◆ **Given instruction**:
Each entry below is to be transcribed exactly.

◆ **Entries taken from a collection**:

-*-*-

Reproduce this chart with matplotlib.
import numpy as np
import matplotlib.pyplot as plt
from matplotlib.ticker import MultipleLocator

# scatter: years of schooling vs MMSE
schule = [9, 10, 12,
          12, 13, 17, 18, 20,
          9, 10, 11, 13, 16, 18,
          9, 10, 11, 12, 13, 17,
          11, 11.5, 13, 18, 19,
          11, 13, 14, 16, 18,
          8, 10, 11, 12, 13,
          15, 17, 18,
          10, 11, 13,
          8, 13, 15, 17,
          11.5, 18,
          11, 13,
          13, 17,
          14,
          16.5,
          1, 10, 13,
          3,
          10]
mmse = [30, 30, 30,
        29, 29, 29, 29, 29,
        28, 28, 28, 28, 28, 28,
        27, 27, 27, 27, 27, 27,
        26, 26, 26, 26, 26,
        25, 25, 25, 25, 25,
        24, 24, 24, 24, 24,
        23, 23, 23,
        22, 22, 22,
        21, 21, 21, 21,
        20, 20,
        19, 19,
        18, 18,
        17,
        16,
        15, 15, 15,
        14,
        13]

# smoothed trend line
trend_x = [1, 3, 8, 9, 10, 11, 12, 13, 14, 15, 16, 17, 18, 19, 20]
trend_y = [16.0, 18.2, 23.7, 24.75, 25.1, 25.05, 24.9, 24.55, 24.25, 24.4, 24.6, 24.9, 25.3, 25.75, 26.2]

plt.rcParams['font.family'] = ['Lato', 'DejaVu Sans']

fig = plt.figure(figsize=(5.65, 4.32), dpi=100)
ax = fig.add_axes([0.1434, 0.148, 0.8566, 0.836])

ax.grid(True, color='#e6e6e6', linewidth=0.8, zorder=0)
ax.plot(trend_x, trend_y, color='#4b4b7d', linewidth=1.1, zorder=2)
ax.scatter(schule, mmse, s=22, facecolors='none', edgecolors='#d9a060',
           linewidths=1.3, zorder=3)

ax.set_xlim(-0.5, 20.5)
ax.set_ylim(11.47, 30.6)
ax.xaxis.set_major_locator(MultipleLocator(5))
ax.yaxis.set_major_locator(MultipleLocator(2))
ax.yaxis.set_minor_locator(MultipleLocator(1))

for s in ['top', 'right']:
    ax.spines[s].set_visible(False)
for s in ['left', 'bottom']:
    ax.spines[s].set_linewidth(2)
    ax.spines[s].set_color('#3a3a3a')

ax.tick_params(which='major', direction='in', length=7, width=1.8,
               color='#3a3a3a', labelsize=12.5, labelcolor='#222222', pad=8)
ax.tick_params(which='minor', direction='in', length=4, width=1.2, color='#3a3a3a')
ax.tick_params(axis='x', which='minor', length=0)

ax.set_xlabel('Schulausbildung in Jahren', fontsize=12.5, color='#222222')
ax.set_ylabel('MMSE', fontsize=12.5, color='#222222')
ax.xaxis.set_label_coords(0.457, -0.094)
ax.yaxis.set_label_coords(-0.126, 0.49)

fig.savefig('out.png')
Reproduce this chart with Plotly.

-*-*-

◆ **The output**:
Reproduce this chart with matplotlib.
import numpy as np
import matplotlib.pyplot as plt
from matplotlib.ticker import MultipleLocator

# scatter: years of schooling vs MMSE
schule = [9, 10, 12,
          12, 13, 17, 18, 20,
          9, 10, 11, 13, 16, 18,
          9, 10, 11, 12, 13, 17,
          11, 11.5, 13, 18, 19,
          11, 13, 14, 16, 18,
          8, 10, 11, 12, 13,
          15, 17, 18,
          10, 11, 13,
          8, 13, 15, 17,
          11.5, 18,
          11, 13,
          13, 17,
          14,
          16.5,
          1, 10, 13,
          3,
          10]
mmse = [30, 30, 30,
        29, 29, 29, 29, 29,
        28, 28, 28, 28, 28, 28,
        27, 27, 27, 27, 27, 27,
        26, 26, 26, 26, 26,
        25, 25, 25, 25, 25,
        24, 24, 24, 24, 24,
        23, 23, 23,
        22, 22, 22,
        21, 21, 21, 21,
        20, 20,
        19, 19,
        18, 18,
        17,
        16,
        15, 15, 15,
        14,
        13]

# smoothed trend line
trend_x = [1, 3, 8, 9, 10, 11, 12, 13, 14, 15, 16, 17, 18, 19, 20]
trend_y = [16.0, 18.2, 23.7, 24.75, 25.1, 25.05, 24.9, 24.55, 24.25, 24.4, 24.6, 24.9, 25.3, 25.75, 26.2]

plt.rcParams['font.family'] = ['Lato', 'DejaVu Sans']

fig = plt.figure(figsize=(5.65, 4.32), dpi=100)
ax = fig.add_axes([0.1434, 0.148, 0.8566, 0.836])

ax.grid(True, color='#e6e6e6', linewidth=0.8, zorder=0)
ax.plot(trend_x, trend_y, color='#4b4b7d', linewidth=1.1, zorder=2)
ax.scatter(schule, mmse, s=22, facecolors='none', edgecolors='#d9a060',
           linewidths=1.3, zorder=3)

ax.set_xlim(-0.5, 20.5)
ax.set_ylim(11.47, 30.6)
ax.xaxis.set_major_locator(MultipleLocator(5))
ax.yaxis.set_major_locator(MultipleLocator(2))
ax.yaxis.set_minor_locator(MultipleLocator(1))

for s in ['top', 'right']:
    ax.spines[s].set_visible(False)
for s in ['left', 'bottom']:
    ax.spines[s].set_linewidth(2)
    ax.spines[s].set_color('#3a3a3a')

ax.tick_params(which='major', direction='in', length=7, width=1.8,
               color='#3a3a3a', labelsize=12.5, labelcolor='#222222', pad=8)
ax.tick_params(which='minor', direction='in', length=4, width=1.2, color='#3a3a3a')
ax.tick_params(axis='x', which='minor', length=0)

ax.set_xlabel('Schulausbildung in Jahren', fontsize=12.5, color='#222222')
ax.set_ylabel('MMSE', fontsize=12.5, color='#222222')
ax.xaxis.set_label_coords(0.457, -0.094)
ax.yaxis.set_label_coords(-0.126, 0.49)

fig.savefig('out.png')
Reproduce this chart with Plotly.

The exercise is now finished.